Diesel's parent company spends vast sums of money tracking down, then closing down, counterfeiters: last year they pursued and subsequently compelled to close down 86 websites selling copies of their products. It is strange, therefore, that when 'Deisel' popped up just off Canal Street in early February, Diesel were seemingly uninterested.
That was because Diesel had orchestrated the opening and operation of the "counterfeit" store. Marking hoodies, sweatshirts and jeans with a "just not quite right" version of its famous logo, Diesel had decided to play the counterfeiters at their own game.
The store was originally intended to remain open until last Monday, but sold out and closed down over the preceding weekend. Small surprise, when jeans usually retailing for over $200 were on sale for $69.99, and the buzz about the pop-up had caused a block-long queue to form. Contributing to that buzz was Instagram sensation and rapper, Gucci Mane.
Gucci have, of course, played this game themselves. They launched a line of 'Guccy' products in collaboration with Dapper Dan, the counterfeiter they were previously trying to shut down.

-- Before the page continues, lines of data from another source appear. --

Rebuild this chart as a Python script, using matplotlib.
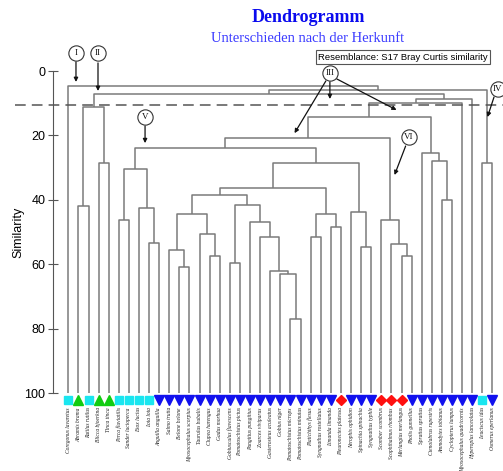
import matplotlib.pyplot as plt

# leaves in plotting order
leaf_names = ['Coregonus lavaretus', 'Abramis brama', 'Rutilus rutilus', 'Blicca bjoerkna',
              'Tinca tinca', 'Perca fluviatilis', 'Sander lucioperca', 'Esox lucius',
              'Lota lota', 'Anguilla anguilla', 'Salmo trutta', 'Belone belone',
              'Myoxocephalus scorpius', 'Taurulus bubalis', 'Clupea harengus', 'Gadus morhua',
              'Gobiusculus flavescens', 'Pomatoschistus pictus', 'Pungitius pungitius',
              'Zoarces viviparus', 'Gasterosteus aculeatus', 'Gobius niger',
              'Pomatoschistus microps', 'Pomatoschistus minutus', 'Platichthys flesus',
              'Syngnathus rostellatus', 'Limanda limanda', 'Pleuronectes platessa',
              'Nerophis ophidion', 'Spinachia spinachia', 'Syngnathus typhle',
              'Scomber scombrus', 'Scophthalmus rhombus', 'Merlangius merlangus',
              'Pholis gunnellus', 'Sprattus sprattus', 'Ctenolabrus rupestris',
              'Ammodytes tobianus', 'Cyclopterus lumpus', 'Myoxocephalus quadricornis',
              'Hyperoplus lanceolatus', 'Leuciscus idus', 'Osmerus eperlanus']
leaf_group = ['q', 'g', 'q', 'g', 'g', 'q', 'q', 'q', 'q',
              'b', 'b', 'b', 'b', 'b', 'b', 'b', 'b', 'b', 'b', 'b', 'b', 'b', 'b', 'b', 'b', 'b', 'b',
              'r', 'b', 'b', 'b', 'r', 'r', 'r',
              'b', 'b', 'b', 'b', 'b', 'b', 'b', 'q', 'b']

# merges: ids < 43 are leaves, id 43+k is the k-th merge
merge_left = [1, 3, 43, 5, 8, 7, 46, 11, 10, 14, 13, 51, 16, 22, 21, 20, 19, 18, 55, 54, 24, 26,
              63, 62, 29, 28, 66, 49, 33, 32, 31, 37, 36, 35, 70, 77, 78, 79, 45, 41, 81, 0]
merge_right = [2, 4, 44, 6, 9, 47, 48, 12, 50, 15, 52, 53, 17, 23, 56, 57, 58, 59, 60, 61, 25, 27,
               64, 65, 30, 67, 68, 69, 34, 71, 72, 38, 74, 75, 73, 76, 39, 40, 80, 42, 82, 83]
merge_sim = [41.9, 28.6, 11.2, 46.3, 53.4, 42.5, 30.4, 61.0, 55.5, 57.5, 50.6, 44.4, 59.5, 77.0,
             63.0, 62.0, 51.5, 47.0, 41.6, 38.5, 51.5, 48.3, 44.5, 36.4, 54.7, 43.8, 28.6, 23.8,
             57.5, 53.8, 46.3, 40.0, 28.0, 25.5, 20.9, 14.3, 9.9, 8.7, 7.1, 28.6, 5.9, 4.7]

cut_level = 10.6
y_ticks = [0, 20, 40, 60, 80, 100]

# group numerals: circle position (leaf index, similarity) and arrows
numerals = ['I', 'II', 'III', 'IV', 'V', 'VI']
num_pos = [(0.76, -5.6), (2.94, -5.6), (25.9, 0.6), (42.5, 5.6), (7.6, 14.3), (33.7, 20.5)]
num_arrows = [[((0.76, -2.8), (0.76, 3.4))],
              [((2.94, -2.5), (2.94, 6.2))],
              [((25.9, 3.4), (25.9, 8.7)), ((25.5, 3.1), (22.4, 19.3)), ((26.6, 2.5), (32.5, 12.1))],
              [((42.15, 8.1), (41.5, 14.3))],
              [((7.6, 17.1), (7.6, 22.4))],
              [((33.4, 23.3), (32.3, 32.3))]]

styles = {'q': dict(marker='s', color='#19e6f0', ms=6),
          'g': dict(marker='^', color='#11cc11', ms=7),
          'b': dict(marker='v', color='#1010ee', ms=7),
          'r': dict(marker='D', color='#ff1010', ms=5.5)}

fig = plt.figure(figsize=(5.03, 4.71), dpi=100)
ax = fig.add_axes([53 / 503, 78 / 471, 450 / 503, 322 / 471])
ax.set_xlim(-1.515, 43.04)
ax.set_ylim(100, 0)

n = len(leaf_names)
pos = list(range(n))
hgt = [100.0] * n
line_col = '#7a7a7a'
for l, r, s in zip(merge_left, merge_right, merge_sim):
    ax.plot([pos[l], pos[l], pos[r], pos[r]], [hgt[l], s, s, hgt[r]],
            color=line_col, lw=1.1, clip_on=False, solid_capstyle='butt')
    pos.append((pos[l] + pos[r]) / 2)
    hgt.append(s)

ax.axhline(cut_level, xmin=-0.085, xmax=1.0, color='#555555', lw=1.1,
           dashes=(7, 4), clip_on=False)

for i, (name, g) in enumerate(zip(leaf_names, leaf_group)):
    st = styles[g]
    ax.plot(i, 102.2, marker=st['marker'], color=st['color'], ms=st['ms'],
            mec=st['color'], ls='none', clip_on=False)
    ax.text(i, 104.4, name, rotation=90, ha='center', va='top', fontsize=4.0,
            style='italic', family='Liberation Serif', color='#222222')

for lab, (cx, cy), arrs in zip(numerals, num_pos, num_arrows):
    for start, end in arrs:
        ax.annotate('', xy=end, xytext=start, annotation_clip=False,
                    arrowprops=dict(arrowstyle='-|>', color='#111111', lw=0.9,
                                    mutation_scale=6, shrinkA=0, shrinkB=0))
    ax.plot(cx, cy, 'o', ms=11, mfc='white', mec='#333333', mew=0.8, clip_on=False)
    ax.text(cx, cy, lab, ha='center', va='center', fontsize=6.5,
            family='Liberation Serif', color='#111111')

for sp in ['top', 'right', 'bottom']:
    ax.spines[sp].set_visible(False)
ax.spines['left'].set_bounds(0, 100)
ax.spines['left'].set_color('#555555')
ax.set_xticks([])
ax.set_yticks(y_ticks)
ax.tick_params(axis='y', direction='inout', length=7, color='#555555',
               labelsize=9, pad=2)
for t in ax.get_yticklabels():
    t.set_family('Liberation Sans')

fig.text(18 / 503, 1 - 232 / 471, 'Similarity', rotation=90, ha='center', va='center',
         fontsize=9, family='Liberation Sans')
fig.text(308 / 503, 1 - 18 / 471, 'Dendrogramm', ha='center', va='center', fontsize=13,
         fontweight='bold', family='Liberation Serif', color='#0a0aee')
fig.text(308 / 503, 1 - 39 / 471, 'Unterschieden nach der Herkunft', ha='center', va='center',
         fontsize=10.5, family='Liberation Serif', color='#3c3cff')
fig.text(318 / 503, 1 - 57 / 471, 'Resemblance: S17 Bray Curtis similarity', ha='left',
         va='center', fontsize=6.8, family='Liberation Sans',
         bbox=dict(boxstyle='square,pad=0.25', fc='white', ec='#555555', lw=0.8))

fig.savefig('out.png', dpi=100)
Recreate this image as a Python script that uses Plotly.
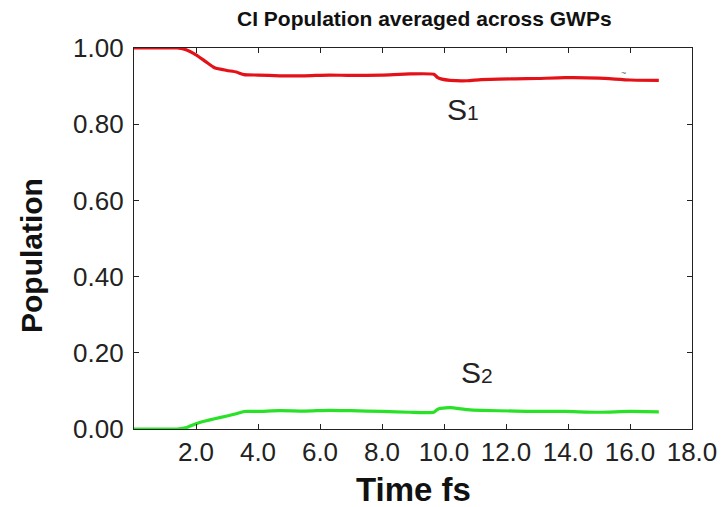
import plotly.graph_objects as go

# Population of the two states averaged across GWPs
time_fs = [0.0, 1.0, 1.4, 1.7, 2.0, 2.3, 2.6, 3.0, 3.3, 3.55, 4.0, 4.7, 5.5, 6.3, 7.0,
           8.0, 8.9, 9.67, 9.8, 9.9, 10.2, 10.75, 11.2, 12.3, 13.0, 13.9, 15.0, 16.0, 16.93]
pop_s1 = [1.0, 1.0, 1.0, 0.995, 0.982, 0.965, 0.948, 0.941, 0.937, 0.930, 0.929, 0.927,
          0.927, 0.929, 0.928, 0.929, 0.932, 0.931, 0.922, 0.919, 0.915, 0.914, 0.917,
          0.919, 0.920, 0.922, 0.921, 0.916, 0.915]
pop_s2 = [0.0, 0.0, 0.0, 0.004, 0.014, 0.021, 0.027, 0.034, 0.040, 0.046, 0.046, 0.048,
          0.047, 0.049, 0.048, 0.046, 0.044, 0.044, 0.052, 0.054, 0.056, 0.051, 0.049,
          0.047, 0.046, 0.046, 0.044, 0.046, 0.045]

x_ticks = [2, 4, 6, 8, 10, 12, 14, 16, 18]
x_tick_text = ["2.0", "4.0", "6.0", "8.0", "10.0", "12.0", "14.0", "16.0", "18.0"]
y_ticks = [0.0, 0.2, 0.4, 0.6, 0.8, 1.0]
y_tick_text = ["0.00", "0.20", "0.40", "0.60", "0.80", "1.00"]

FONT = "Liberation Sans, Arial, Helvetica, sans-serif"

fig = go.Figure()
fig.add_trace(go.Scatter(x=time_fs, y=pop_s1, mode="lines",
                         line=dict(color="rgb(228,18,24)", width=3.2, shape="spline", smoothing=0.5),
                         showlegend=False, cliponaxis=False))
fig.add_trace(go.Scatter(x=time_fs, y=pop_s2, mode="lines",
                         line=dict(color="rgb(40,226,40)", width=3.2, shape="spline", smoothing=0.5),
                         showlegend=False, cliponaxis=False))

axis_common = dict(
    showline=True, linecolor="#222", linewidth=1.3, mirror="ticks",
    ticks="inside", ticklen=5, tickwidth=1.2, tickcolor="#222",
    showgrid=False, zeroline=False,
    tickfont=dict(family=FONT, size=26, color="#222"),
)

fig.update_xaxes(range=[0, 18], tickvals=x_ticks, ticktext=x_tick_text, **axis_common)
fig.update_yaxes(range=[0, 1], tickvals=y_ticks, ticktext=y_tick_text, ticklabelstandoff=4,
                 **axis_common)

# state labels: small digit sitting on the baseline of the "S"
state_label = "S<span style='font-size:21px'>{}</span>"

annotations = [
    dict(text="<b>CI Population averaged across GWPs</b>", xref="paper", yref="paper",
         x=0.52, y=1.078, xanchor="center", yanchor="middle", showarrow=False,
         font=dict(family=FONT, size=21, color="#111")),
    dict(text="<b>Population</b>", xref="paper", yref="paper", x=-0.185, y=0.456,
         xanchor="center", yanchor="middle", textangle=-90, showarrow=False,
         font=dict(family=FONT, size=30, color="#111")),
    dict(text="<b>Time fs</b>", xref="paper", yref="paper", x=0.5, y=-0.16,
         xanchor="center", yanchor="middle", showarrow=False,
         font=dict(family=FONT, size=33, color="#111")),
    dict(text=state_label.format(1), xref="x", yref="y", x=10.6, y=0.838,
         xanchor="center", yanchor="middle", showarrow=False,
         font=dict(family=FONT, size=30, color="#222")),
    dict(text=state_label.format(2), xref="x", yref="y", x=11.06, y=0.148,
         xanchor="center", yanchor="middle", showarrow=False,
         font=dict(family=FONT, size=30, color="#222")),
    dict(text="~", xref="x", yref="y", x=15.8, y=0.935,
         xanchor="center", yanchor="middle", showarrow=False,
         font=dict(family=FONT, size=9, color="#666")),
]

fig.update_layout(
    width=728, height=507,
    margin=dict(l=134, r=36, t=48, b=78, pad=0),
    paper_bgcolor="white", plot_bgcolor="white",
    annotations=annotations,
)

fig.write_html("out.html")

While the tactic is certainly interesting, and the event has been a big commercial and public relations success, questions have to be asked about its long-term viability. Surely Diesel can't carry on hosting rapper-endorsed pop-ups for 'Deisel' clothing. It will, perhaps, be for the success of the new online 'Deisel' venture to determine how this strategy will play out.
We will certainly be keeping an eye out to see whether undercutting your own products with what is essentially a "budget" line (albeit with almost unique marketing) can help keep the counterfeiters at bay.